Return, exactly as written, the lines that start at the one holding "Clone this diagram in SVG." and end at the one holding "for binge drinking.</tspan></text>", with both of those lines kept. Skip any pictures.

**Source records**
**********

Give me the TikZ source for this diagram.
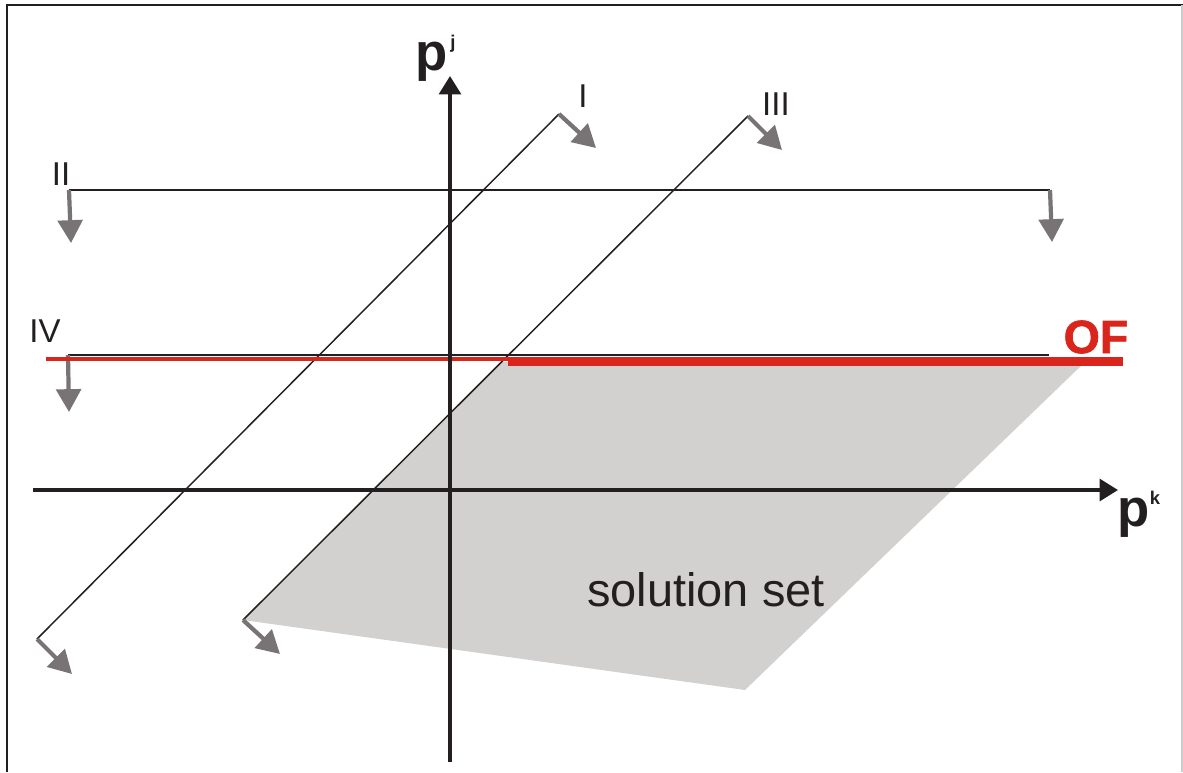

**********

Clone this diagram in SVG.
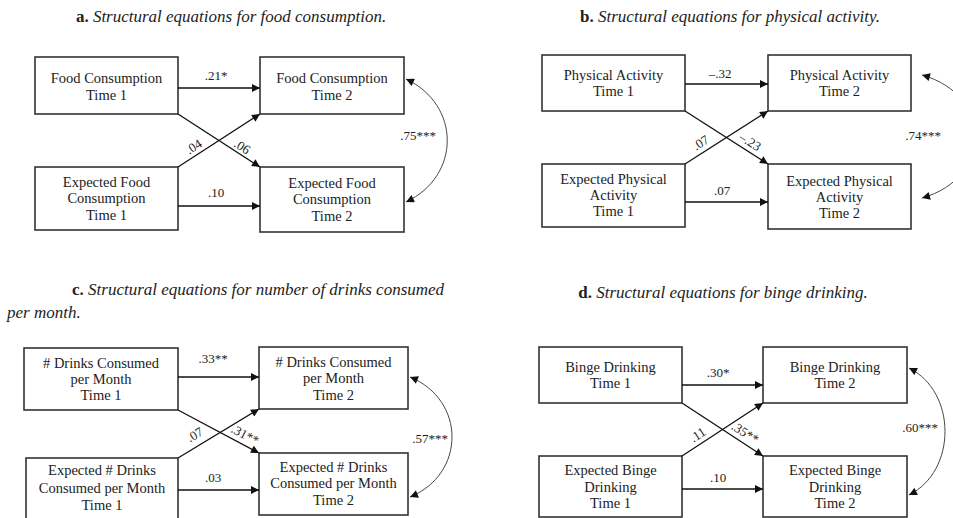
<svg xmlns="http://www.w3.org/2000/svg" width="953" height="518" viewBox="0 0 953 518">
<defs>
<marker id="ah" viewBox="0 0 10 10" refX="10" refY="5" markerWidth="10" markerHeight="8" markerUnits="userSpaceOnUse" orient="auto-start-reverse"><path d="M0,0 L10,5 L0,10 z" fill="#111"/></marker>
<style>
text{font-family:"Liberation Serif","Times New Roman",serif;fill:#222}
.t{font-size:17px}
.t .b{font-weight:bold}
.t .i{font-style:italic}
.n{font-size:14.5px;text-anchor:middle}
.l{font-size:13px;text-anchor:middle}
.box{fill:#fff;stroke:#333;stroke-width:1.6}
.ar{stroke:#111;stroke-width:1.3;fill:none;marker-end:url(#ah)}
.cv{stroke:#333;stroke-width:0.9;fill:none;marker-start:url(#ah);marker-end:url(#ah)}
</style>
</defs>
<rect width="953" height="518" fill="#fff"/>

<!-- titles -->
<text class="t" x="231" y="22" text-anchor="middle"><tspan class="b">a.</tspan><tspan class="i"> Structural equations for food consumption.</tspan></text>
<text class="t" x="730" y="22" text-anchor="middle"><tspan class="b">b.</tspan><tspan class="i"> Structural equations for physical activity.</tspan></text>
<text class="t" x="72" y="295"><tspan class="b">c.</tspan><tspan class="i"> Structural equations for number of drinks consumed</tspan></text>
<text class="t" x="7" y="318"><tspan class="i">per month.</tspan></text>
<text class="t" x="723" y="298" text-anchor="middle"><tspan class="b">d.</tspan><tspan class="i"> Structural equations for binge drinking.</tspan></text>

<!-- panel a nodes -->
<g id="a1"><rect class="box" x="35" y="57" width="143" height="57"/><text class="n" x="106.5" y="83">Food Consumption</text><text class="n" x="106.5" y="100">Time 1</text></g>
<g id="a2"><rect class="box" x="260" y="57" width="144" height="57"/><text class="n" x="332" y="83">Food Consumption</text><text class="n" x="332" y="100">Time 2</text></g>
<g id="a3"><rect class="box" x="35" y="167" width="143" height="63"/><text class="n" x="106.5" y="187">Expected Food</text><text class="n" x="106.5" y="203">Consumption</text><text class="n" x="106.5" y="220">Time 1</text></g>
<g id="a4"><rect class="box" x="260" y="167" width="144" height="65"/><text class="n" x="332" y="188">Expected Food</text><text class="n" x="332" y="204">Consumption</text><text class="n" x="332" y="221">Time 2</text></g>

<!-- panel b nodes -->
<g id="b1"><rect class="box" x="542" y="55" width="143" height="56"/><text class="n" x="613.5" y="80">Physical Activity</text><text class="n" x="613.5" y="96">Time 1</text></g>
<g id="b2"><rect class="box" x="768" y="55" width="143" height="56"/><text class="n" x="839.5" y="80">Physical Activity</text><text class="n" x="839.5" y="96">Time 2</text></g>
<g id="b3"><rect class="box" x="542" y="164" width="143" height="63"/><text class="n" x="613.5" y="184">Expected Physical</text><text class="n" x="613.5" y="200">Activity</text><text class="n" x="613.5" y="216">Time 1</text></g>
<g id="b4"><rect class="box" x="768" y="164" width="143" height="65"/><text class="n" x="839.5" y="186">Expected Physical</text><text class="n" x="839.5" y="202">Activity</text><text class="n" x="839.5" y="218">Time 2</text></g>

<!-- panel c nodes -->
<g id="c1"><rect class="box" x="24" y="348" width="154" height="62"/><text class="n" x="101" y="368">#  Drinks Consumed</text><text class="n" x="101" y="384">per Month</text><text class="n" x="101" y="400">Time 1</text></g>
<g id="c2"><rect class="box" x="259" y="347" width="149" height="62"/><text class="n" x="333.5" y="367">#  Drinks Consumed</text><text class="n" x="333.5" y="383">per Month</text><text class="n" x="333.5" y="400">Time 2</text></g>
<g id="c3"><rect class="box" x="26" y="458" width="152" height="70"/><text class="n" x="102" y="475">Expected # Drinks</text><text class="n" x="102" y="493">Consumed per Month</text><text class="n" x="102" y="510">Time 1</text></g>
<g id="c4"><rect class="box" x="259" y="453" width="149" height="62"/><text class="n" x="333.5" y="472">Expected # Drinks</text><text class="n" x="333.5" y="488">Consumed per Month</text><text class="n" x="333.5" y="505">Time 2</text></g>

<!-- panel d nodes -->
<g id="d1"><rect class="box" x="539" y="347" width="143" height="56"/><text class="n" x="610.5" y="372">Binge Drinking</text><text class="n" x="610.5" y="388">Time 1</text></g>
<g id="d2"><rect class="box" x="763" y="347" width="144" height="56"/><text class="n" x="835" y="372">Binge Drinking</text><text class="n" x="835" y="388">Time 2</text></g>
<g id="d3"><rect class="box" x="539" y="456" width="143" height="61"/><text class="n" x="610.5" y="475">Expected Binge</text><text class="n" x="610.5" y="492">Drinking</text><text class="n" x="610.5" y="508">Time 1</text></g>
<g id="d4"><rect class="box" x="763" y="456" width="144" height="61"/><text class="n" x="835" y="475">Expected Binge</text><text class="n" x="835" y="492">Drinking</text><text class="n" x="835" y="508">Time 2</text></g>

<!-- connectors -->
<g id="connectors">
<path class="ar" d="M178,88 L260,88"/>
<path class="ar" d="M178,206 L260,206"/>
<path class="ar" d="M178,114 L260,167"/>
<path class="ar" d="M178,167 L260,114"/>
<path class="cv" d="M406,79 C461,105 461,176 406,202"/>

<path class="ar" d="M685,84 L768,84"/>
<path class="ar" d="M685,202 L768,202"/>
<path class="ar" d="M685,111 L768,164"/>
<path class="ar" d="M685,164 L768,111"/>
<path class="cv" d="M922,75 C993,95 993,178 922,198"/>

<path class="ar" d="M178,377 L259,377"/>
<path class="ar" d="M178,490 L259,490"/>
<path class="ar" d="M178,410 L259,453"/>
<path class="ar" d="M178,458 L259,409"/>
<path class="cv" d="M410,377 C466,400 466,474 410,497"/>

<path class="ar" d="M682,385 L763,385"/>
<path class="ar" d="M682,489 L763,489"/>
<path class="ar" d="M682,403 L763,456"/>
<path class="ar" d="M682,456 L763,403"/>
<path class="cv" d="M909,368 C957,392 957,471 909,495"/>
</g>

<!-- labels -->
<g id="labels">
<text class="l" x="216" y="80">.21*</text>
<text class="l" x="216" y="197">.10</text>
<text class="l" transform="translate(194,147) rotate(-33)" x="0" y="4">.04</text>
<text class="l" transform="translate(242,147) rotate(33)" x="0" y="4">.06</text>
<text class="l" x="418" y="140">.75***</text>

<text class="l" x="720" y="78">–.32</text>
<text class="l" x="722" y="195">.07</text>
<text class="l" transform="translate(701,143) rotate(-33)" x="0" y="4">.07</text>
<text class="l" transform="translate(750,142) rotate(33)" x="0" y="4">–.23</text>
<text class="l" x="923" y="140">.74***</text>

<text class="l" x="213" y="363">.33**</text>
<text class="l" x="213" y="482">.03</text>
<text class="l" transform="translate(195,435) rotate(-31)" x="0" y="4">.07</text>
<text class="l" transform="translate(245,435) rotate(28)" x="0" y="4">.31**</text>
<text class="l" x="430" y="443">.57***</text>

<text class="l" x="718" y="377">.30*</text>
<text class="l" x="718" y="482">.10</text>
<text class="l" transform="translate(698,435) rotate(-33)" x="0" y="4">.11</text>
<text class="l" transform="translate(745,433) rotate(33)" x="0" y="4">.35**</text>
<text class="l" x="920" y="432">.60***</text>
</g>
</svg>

**********

**Expected answer**
Clone this diagram in SVG.
<svg xmlns="http://www.w3.org/2000/svg" width="953" height="518" viewBox="0 0 953 518">
<defs>
<marker id="ah" viewBox="0 0 10 10" refX="10" refY="5" markerWidth="10" markerHeight="8" markerUnits="userSpaceOnUse" orient="auto-start-reverse"><path d="M0,0 L10,5 L0,10 z" fill="#111"/></marker>
<style>
text{font-family:"Liberation Serif","Times New Roman",serif;fill:#222}
.t{font-size:17px}
.t .b{font-weight:bold}
.t .i{font-style:italic}
.n{font-size:14.5px;text-anchor:middle}
.l{font-size:13px;text-anchor:middle}
.box{fill:#fff;stroke:#333;stroke-width:1.6}
.ar{stroke:#111;stroke-width:1.3;fill:none;marker-end:url(#ah)}
.cv{stroke:#333;stroke-width:0.9;fill:none;marker-start:url(#ah);marker-end:url(#ah)}
</style>
</defs>
<rect width="953" height="518" fill="#fff"/>

<!-- titles -->
<text class="t" x="231" y="22" text-anchor="middle"><tspan class="b">a.</tspan><tspan class="i"> Structural equations for food consumption.</tspan></text>
<text class="t" x="730" y="22" text-anchor="middle"><tspan class="b">b.</tspan><tspan class="i"> Structural equations for physical activity.</tspan></text>
<text class="t" x="72" y="295"><tspan class="b">c.</tspan><tspan class="i"> Structural equations for number of drinks consumed</tspan></text>
<text class="t" x="7" y="318"><tspan class="i">per month.</tspan></text>
<text class="t" x="723" y="298" text-anchor="middle"><tspan class="b">d.</tspan><tspan class="i"> Structural equations for binge drinking.</tspan></text>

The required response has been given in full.